What is required> Copy out each line of the data that holds the word "chart".

- - - - - - -

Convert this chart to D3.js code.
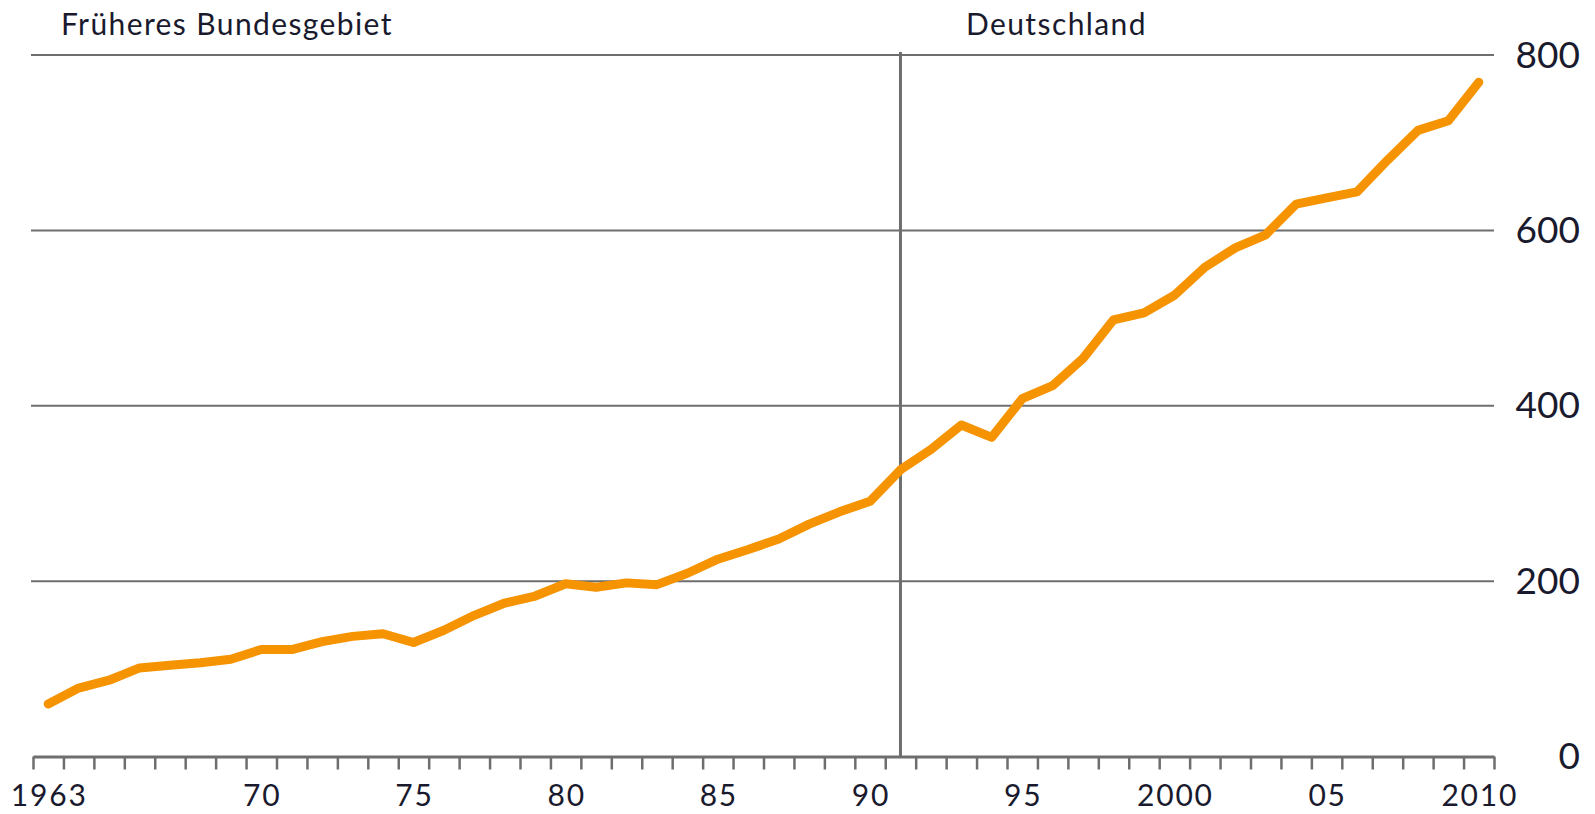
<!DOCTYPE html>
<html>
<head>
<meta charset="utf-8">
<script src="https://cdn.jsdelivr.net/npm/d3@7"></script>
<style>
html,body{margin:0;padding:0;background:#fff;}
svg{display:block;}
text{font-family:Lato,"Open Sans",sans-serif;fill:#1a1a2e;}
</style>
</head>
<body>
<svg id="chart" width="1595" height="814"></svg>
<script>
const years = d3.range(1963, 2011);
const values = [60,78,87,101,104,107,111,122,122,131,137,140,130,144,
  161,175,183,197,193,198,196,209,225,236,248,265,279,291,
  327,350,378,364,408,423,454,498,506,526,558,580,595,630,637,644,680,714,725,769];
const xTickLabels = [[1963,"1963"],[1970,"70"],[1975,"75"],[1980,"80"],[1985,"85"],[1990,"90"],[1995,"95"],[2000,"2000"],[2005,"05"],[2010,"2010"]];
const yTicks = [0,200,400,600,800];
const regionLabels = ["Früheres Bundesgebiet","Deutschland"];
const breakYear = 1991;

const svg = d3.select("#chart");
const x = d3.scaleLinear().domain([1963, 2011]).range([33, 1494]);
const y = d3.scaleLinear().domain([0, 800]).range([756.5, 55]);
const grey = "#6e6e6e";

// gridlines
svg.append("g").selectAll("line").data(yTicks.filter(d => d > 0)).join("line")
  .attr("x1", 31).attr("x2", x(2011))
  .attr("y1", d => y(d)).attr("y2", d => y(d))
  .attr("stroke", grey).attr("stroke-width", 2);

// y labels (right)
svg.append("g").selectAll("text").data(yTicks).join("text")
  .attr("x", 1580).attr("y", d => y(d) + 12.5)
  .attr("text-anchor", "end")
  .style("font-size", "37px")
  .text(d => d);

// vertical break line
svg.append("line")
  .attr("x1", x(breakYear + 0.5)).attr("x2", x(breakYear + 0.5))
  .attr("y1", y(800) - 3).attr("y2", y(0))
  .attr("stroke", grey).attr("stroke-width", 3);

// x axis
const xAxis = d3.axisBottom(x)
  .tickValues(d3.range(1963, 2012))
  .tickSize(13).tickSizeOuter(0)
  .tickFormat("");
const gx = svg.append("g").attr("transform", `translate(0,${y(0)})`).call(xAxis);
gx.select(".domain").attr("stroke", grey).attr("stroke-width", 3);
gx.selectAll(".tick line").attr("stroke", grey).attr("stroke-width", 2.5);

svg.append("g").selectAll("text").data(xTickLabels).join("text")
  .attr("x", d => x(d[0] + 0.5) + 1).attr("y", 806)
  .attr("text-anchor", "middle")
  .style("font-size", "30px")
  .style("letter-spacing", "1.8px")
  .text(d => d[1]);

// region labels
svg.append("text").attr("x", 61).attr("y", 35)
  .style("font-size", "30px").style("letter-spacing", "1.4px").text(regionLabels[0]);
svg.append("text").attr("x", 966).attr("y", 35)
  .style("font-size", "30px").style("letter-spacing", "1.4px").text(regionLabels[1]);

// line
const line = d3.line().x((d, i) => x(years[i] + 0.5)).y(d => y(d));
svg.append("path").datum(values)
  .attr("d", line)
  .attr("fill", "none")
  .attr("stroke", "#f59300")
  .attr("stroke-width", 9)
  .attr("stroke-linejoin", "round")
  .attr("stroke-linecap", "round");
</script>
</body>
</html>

- - - - - - -

Answer to the task>
Convert this chart to D3.js code.
<svg id="chart" width="1595" height="814"></svg>
const svg = d3.select("#chart");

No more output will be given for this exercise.